For 44 years, Fred King’s Department Store has been a tradition in Red Bay.
It is time now for the tradition to end.
Fred King’s Department Store will be closing its doors in January after a lifetime of sales and service to the area.
“We had never been to Red Bay when we came here with our suitcases 44 years ago,” Edna Holley, shop owner said.
“We began the business and have been here ever since,” said Odus Holley.
Edna’s father, Fred King, had opened a department store in Anderson.
After Odus returned from the war in 1945, King located the store building in Red Bay and sent his young daughter and son-in-law to operate their new business.
“We lived in the Red Bay Hotel for three months,” Edna said, “before we found a house to live in.”
“We didn’t have a car either” for about six months,” Odus said, “The times were hard back then, just after the war.”
“After the war merchandise was scarce,” Edna said. “We sold whatever we could find to sell. We sold material, notions, patterns and ready-made clothes.”
“We always stuck to the good-quality merchandise though,” Odus said.
Edna’s family owned and operated a department store when she was a child, and it was only natural for her to become involved in the retail business.
The couple has worked side-byside since they made the move to Red Bay 44 years ago.
“There has been a lot of give and take for us to work together,” Odus said. “We have always known in order to succeed, we had to pull together and agree on major decisions.”
“We’ve always been able to work out our differences,” Edna said.
The Holleys also made the decision to close the department store together.
“There is never a good time to quit,” Odus said. “But, we gave it a lot of thought. We weighed the pros and cons and made a decision and went with it. We have no regrets whatsoever.”
“I almost cried,” Edna said about the decision. “I grew up in the store business and it was a very hard decision to make.”
Odus and Edna decided to keep their gift shop and tuxedo rental business open.
“We opened the gift shop five years ago,” Edna said. “I plan to continue operating it while Odus will take care of the tuxedo rentals.”
Although the Fred King’s store is a family owned and operated business, the Holley’s two daughters are both involved with careers of their own and do not have time to include the department store business.
“We had always hoped Lynda (the oldest daughter) would want to come home and operate the store,” Edna said. “But she is married and teaches school at Coffee High School in Florence.”
The Holleys’ younger daughter, Marilyn, and her husband are both pharmacists in Guntersville.
“The girls were upset with the decision to close,” Edna said, “but they wanted us to do what we wanted too.”

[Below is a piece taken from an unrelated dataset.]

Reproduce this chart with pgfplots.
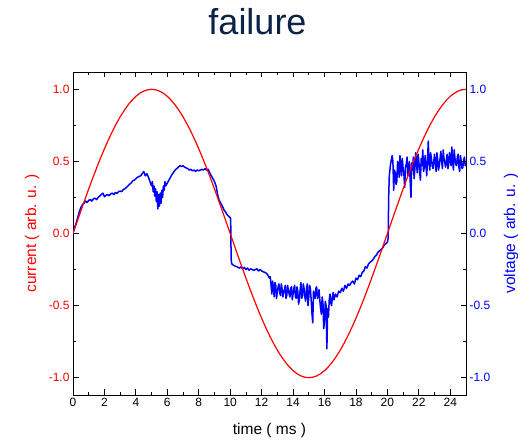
\documentclass[border=0pt]{standalone}
\usepackage{fontspec}
\setmainfont{Liberation Sans}
\usepackage{pgfplots}
\pgfplotsset{compat=1.18}
\definecolor{titlecol}{RGB}{10,35,70}
\definecolor{cred}{RGB}{255,0,0}
\definecolor{cblue}{RGB}{0,0,255}
\begin{document}
\begin{tikzpicture}
\pgfplotsset{
  common/.style={
    scale only axis, width=393bp, height=323bp,
    at={(0,0)}, anchor=south west,
    xmin=0, xmax=25, ymin=-1.12, ymax=1.12,
    xtick={0,2,...,24}, ytick={-1,-0.5,0,0.5,1},
    minor x tick num=1, minor y tick num=1,
    major tick length=5.5bp, minor tick length=3bp,
    tick align=inside,
    /pgf/number format/assume math mode=true,
    tick label style={font=\fontsize{12bp}{14bp}\selectfont},
    yticklabel style={/pgf/number format/fixed, /pgf/number format/fixed zerofill, /pgf/number format/precision=1},
    label style={font=\fontsize{15.5bp}{18bp}\selectfont},
  }
}
\begin{axis}[common,
  axis line style={line width=0.8bp},
  every tick/.style={black, line width=0.8bp},
  yticklabel style={text=cred},
  xlabel={time ( ms )},
  xlabel style={at={(axis description cs:0.5,-0.1238)}, anchor=base},
  ylabel={current ( arb. u. )},
  ylabel style={at={(axis description cs:-0.1043,0.5)}, anchor=center, text=cred},
]
\addplot[cblue, line width=1.5bp, no markers, line join=round] coordinates {
(0.0,0.00) (0.1,0.04) (0.2,0.07) (0.3,0.11) (0.4,0.15) (0.5,0.18) (0.6,0.20) (0.7,0.21) (0.8,0.225) (0.9,0.215)
(1.0,0.23) (1.1,0.235) (1.2,0.225) (1.3,0.24) (1.4,0.245) (1.5,0.235) (1.6,0.25) (1.7,0.26) (1.8,0.27) (1.9,0.28)
(2.0,0.255) (2.1,0.265) (2.2,0.27) (2.3,0.262) (2.4,0.275) (2.5,0.28) (2.6,0.27) (2.7,0.285) (2.8,0.278) (2.9,0.29)
(3.0,0.295) (3.1,0.29) (3.2,0.305) (3.3,0.31) (3.4,0.32) (3.5,0.33) (3.6,0.342) (3.7,0.35) (3.8,0.365) (3.9,0.37)
(4.0,0.38) (4.1,0.39) (4.2,0.395) (4.3,0.40) (4.4,0.415) (4.5,0.43) (4.6,0.40) (4.7,0.415) (4.8,0.39) (4.9,0.36)
(5.0,0.33) (5.05,0.36) (5.1,0.29) (5.15,0.33) (5.2,0.26) (5.25,0.31) (5.3,0.22) (5.35,0.29) (5.4,0.17) (5.45,0.27)
(5.5,0.19) (5.55,0.28) (5.6,0.21) (5.65,0.30) (5.7,0.25) (5.75,0.33) (5.8,0.30) (5.85,0.36) (5.9,0.33) (6.0,0.35)
(6.1,0.37) (6.2,0.39) (6.3,0.41) (6.4,0.425) (6.5,0.44) (6.6,0.45) (6.7,0.46) (6.8,0.47) (6.9,0.465) (7.0,0.47)
(7.1,0.46) (7.2,0.455) (7.3,0.45) (7.4,0.44) (7.5,0.445) (7.6,0.435) (7.7,0.44) (7.8,0.43) (7.9,0.44) (8.0,0.435)
(8.1,0.44) (8.2,0.445) (8.3,0.44) (8.4,0.45) (8.5,0.44) (8.6,0.445) (8.7,0.42) (8.8,0.40) (8.9,0.38) (9.0,0.36)
(9.1,0.33) (9.2,0.27) (9.3,0.23) (9.4,0.21) (9.5,0.19) (9.6,0.165) (9.7,0.15) (9.8,0.13) (9.9,0.12) (10.0,0.11)
(10.03,0.10) (10.06,-0.18) (10.1,-0.21) (10.2,-0.22) (10.3,-0.225) (10.4,-0.23) (10.5,-0.235) (10.6,-0.24) (10.7,-0.23) (10.8,-0.245)
(10.9,-0.235) (11.0,-0.25) (11.1,-0.24) (11.2,-0.255) (11.3,-0.245) (11.4,-0.25) (11.5,-0.255) (11.6,-0.25) (11.7,-0.245) (11.8,-0.26)
(11.9,-0.25) (12.0,-0.26) (12.1,-0.265) (12.2,-0.27) (12.3,-0.275) (12.4,-0.29)
(12.5,-0.31) (12.55,-0.30) (12.6,-0.36) (12.65,-0.42) (12.7,-0.33) (12.75,-0.38) (12.8,-0.44) (12.85,-0.34) (12.9,-0.36) (12.95,-0.45)
(13.0,-0.40) (13.05,-0.37) (13.1,-0.35) (13.15,-0.41) (13.2,-0.43) (13.25,-0.35) (13.3,-0.38) (13.35,-0.44) (13.4,-0.41) (13.45,-0.39)
(13.5,-0.36) (13.55,-0.45) (13.6,-0.43) (13.65,-0.36) (13.7,-0.39) (13.75,-0.42) (13.8,-0.44) (13.85,-0.38) (13.9,-0.37) (13.95,-0.46)
(14.0,-0.42) (14.05,-0.38) (14.1,-0.36) (14.15,-0.44) (14.2,-0.45) (14.25,-0.37) (14.3,-0.40) (14.35,-0.49) (14.4,-0.46) (14.45,-0.39)
(14.5,-0.34) (14.55,-0.45) (14.6,-0.43) (14.65,-0.35) (14.7,-0.38) (14.75,-0.44) (14.8,-0.47) (14.85,-0.39) (14.9,-0.35) (14.95,-0.50)
(15.0,-0.44) (15.05,-0.36) (15.1,-0.38) (15.15,-0.46) (15.2,-0.55) (15.25,-0.62) (15.3,-0.40) (15.35,-0.43) (15.4,-0.45) (15.45,-0.38)
(15.5,-0.37) (15.55,-0.45) (15.6,-0.43) (15.65,-0.39) (15.7,-0.46) (15.75,-0.52) (15.8,-0.56) (15.85,-0.44) (15.9,-0.48) (15.95,-0.66)
(16.0,-0.60) (16.05,-0.47) (16.1,-0.50) (16.15,-0.80) (16.2,-0.52) (16.25,-0.58) (16.3,-0.46) (16.35,-0.42) (16.4,-0.48) (16.45,-0.50)
(16.5,-0.44) (16.55,-0.41) (16.6,-0.46) (16.7,-0.42)
(16.8,-0.44) (16.9,-0.40) (17.0,-0.41) (17.1,-0.38) (17.2,-0.40) (17.3,-0.36) (17.4,-0.38) (17.5,-0.35) (17.6,-0.36) (17.7,-0.34)
(17.8,-0.33) (17.9,-0.35) (18.0,-0.31) (18.1,-0.32) (18.2,-0.29) (18.3,-0.30) (18.4,-0.27) (18.5,-0.26) (18.6,-0.23) (18.7,-0.24)
(18.8,-0.21) (18.9,-0.20) (19.0,-0.19) (19.1,-0.18) (19.2,-0.16) (19.3,-0.15) (19.4,-0.13) (19.5,-0.12) (19.6,-0.11) (19.7,-0.10)
(19.8,-0.08) (19.9,-0.07) (20.0,-0.06) (20.05,-0.03) (20.08,0.25) (20.12,0.40) (20.2,0.48)
(20.3,0.54) (20.35,0.50) (20.4,0.30) (20.45,0.44) (20.5,0.42) (20.55,0.34) (20.6,0.36) (20.65,0.50) (20.7,0.47) (20.75,0.39)
(20.8,0.54) (20.85,0.47) (20.9,0.40) (20.95,0.52) (21.0,0.45) (21.05,0.41) (21.1,0.32) (21.15,0.46) (21.2,0.48) (21.25,0.53)
(21.3,0.40) (21.35,0.43) (21.4,0.50) (21.45,0.36) (21.5,0.25) (21.55,0.49) (21.6,0.44) (21.65,0.53) (21.7,0.38) (21.75,0.45)
(21.8,0.56) (21.85,0.49) (21.9,0.42) (21.95,0.55) (22.0,0.50) (22.05,0.43) (22.1,0.37) (22.15,0.52) (22.2,0.47) (22.25,0.58)
(22.3,0.43) (22.35,0.46) (22.4,0.54) (22.45,0.48) (22.5,0.40) (22.55,0.50) (22.6,0.64) (22.65,0.49) (22.7,0.44) (22.75,0.56)
(22.8,0.52) (22.85,0.47) (22.9,0.45) (22.95,0.50) (23.0,0.55) (23.05,0.48) (23.1,0.43) (23.15,0.56) (23.2,0.51) (23.25,0.44)
(23.3,0.47) (23.35,0.52) (23.4,0.57) (23.45,0.50) (23.5,0.45) (23.55,0.58) (23.6,0.52) (23.65,0.49) (23.7,0.46) (23.75,0.51)
(23.8,0.55) (23.85,0.45) (23.9,0.48) (23.95,0.56) (24.0,0.53) (24.05,0.47) (24.1,0.60) (24.15,0.51) (24.2,0.44) (24.25,0.58)
(24.3,0.52) (24.35,0.48) (24.4,0.47) (24.45,0.53) (24.5,0.55) (24.55,0.46) (24.6,0.43) (24.65,0.54) (24.7,0.50) (24.75,0.45)
(24.8,0.46) (24.85,0.51) (24.9,0.53) (24.95,0.47) (25.0,0.49)
};
\end{axis}
\begin{axis}[common,
  axis line style={draw=none},
  xtick=\empty,
  ytick pos=right,
  yticklabel pos=right,
  tick align=inside,
  ytick style={black, line width=0.8bp},
  minor ytick={-0.75,-0.25,0.25,0.75},
  yticklabel style={text=cblue},
  ylabel={voltage ( arb. u. )},
  ylabel style={at={(axis description cs:1.1145,0.5)}, anchor=center, text=cblue},
]
\addplot[cred, line width=1.2bp, no markers] coordinates {
(0,0) (0.25,0.0785) (0.5,0.1564) (0.75,0.2334) (1,0.3090) (1.25,0.3827) (1.5,0.4540) (1.75,0.5225) (2,0.5878) (2.25,0.6494)
(2.5,0.7071) (2.75,0.7604) (3,0.8090) (3.25,0.8526) (3.5,0.8910) (3.75,0.9239) (4,0.9511) (4.25,0.9724) (4.5,0.9877) (4.75,0.9969)
(5,1) (5.25,0.9969) (5.5,0.9877) (5.75,0.9724) (6,0.9511) (6.25,0.9239) (6.5,0.8910) (6.75,0.8526) (7,0.8090) (7.25,0.7604)
(7.5,0.7071) (7.75,0.6494) (8,0.5878) (8.25,0.5225) (8.5,0.4540) (8.75,0.3827) (9,0.3090) (9.25,0.2334) (9.5,0.1564) (9.75,0.0785)
(10,0) (10.25,-0.0785) (10.5,-0.1564) (10.75,-0.2334) (11,-0.3090) (11.25,-0.3827) (11.5,-0.4540) (11.75,-0.5225) (12,-0.5878) (12.25,-0.6494)
(12.5,-0.7071) (12.75,-0.7604) (13,-0.8090) (13.25,-0.8526) (13.5,-0.8910) (13.75,-0.9239) (14,-0.9511) (14.25,-0.9724) (14.5,-0.9877) (14.75,-0.9969)
(15,-1) (15.25,-0.9969) (15.5,-0.9877) (15.75,-0.9724) (16,-0.9511) (16.25,-0.9239) (16.5,-0.8910) (16.75,-0.8526) (17,-0.8090) (17.25,-0.7604)
(17.5,-0.7071) (17.75,-0.6494) (18,-0.5878) (18.25,-0.5225) (18.5,-0.4540) (18.75,-0.3827) (19,-0.3090) (19.25,-0.2334) (19.5,-0.1564) (19.75,-0.0785)
(20,0) (20.25,0.0785) (20.5,0.1564) (20.75,0.2334) (21,0.3090) (21.25,0.3827) (21.5,0.4540) (21.75,0.5225) (22,0.5878) (22.25,0.6494)
(22.5,0.7071) (22.75,0.7604) (23,0.8090) (23.25,0.8526) (23.5,0.8910) (23.75,0.9239) (24,0.9511) (24.25,0.9724) (24.5,0.9877) (24.75,0.9969)
(25,1)
};
\end{axis}
\node[anchor=base, text=titlecol, font=\fontsize{36bp}{40bp}\selectfont] at (184.5bp,360bp) {failure};
\pgfresetboundingbox
\path[use as bounding box] (-73bp,-48bp) rectangle (445bp,395bp);
\end{tikzpicture}
\end{document}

Before deciding to close the Fred King’s Store, the Holleys considered selling it, but realized it would involve so much time and effort.
“We grew into the business,” Odus said. “We started and worked hard to build this business. It would just involve so much to sell it.”
The Holleys are both proud of the success the business has had through the years.
“The key to our success has been to have what the people want, when they want it, at the right price, and to offer good service,” Odus said. “That is a lot to offer, but we have always strived for that goal, and it has worked for us.”
They also attribute their success in Red Bay to their loyal employees and customers.
“The people in Red’ Bay and the surrounding area have been so nice and supportive to us these 44 years,” Odus said. “We deeply appreciate their friendship and loyalty.”
“Our work here in Red Bay hasn’t ever seemed like work,” Edna said. “It has been a fun business.”
The Holleys plan to stay in Red Bay after the close of the department store.
“Our home and property is here,” Odus said. “We wouldn’t want to live anywhere else. We plan to stay just as active in our church, business, and community affairs as we always have been.”
Even with the close of the business, the Holleys are still making their final business decisions together.
“I guess we will just give what we have left in the store to charity,” Odus said.
“Yes, I guess we had rather do that than sell it for so little,” Edna said.
“I really hope someone else will take up the slack in the business and put money back into the economy,” Odus said. “The business is out there, but we just can’t go forever.”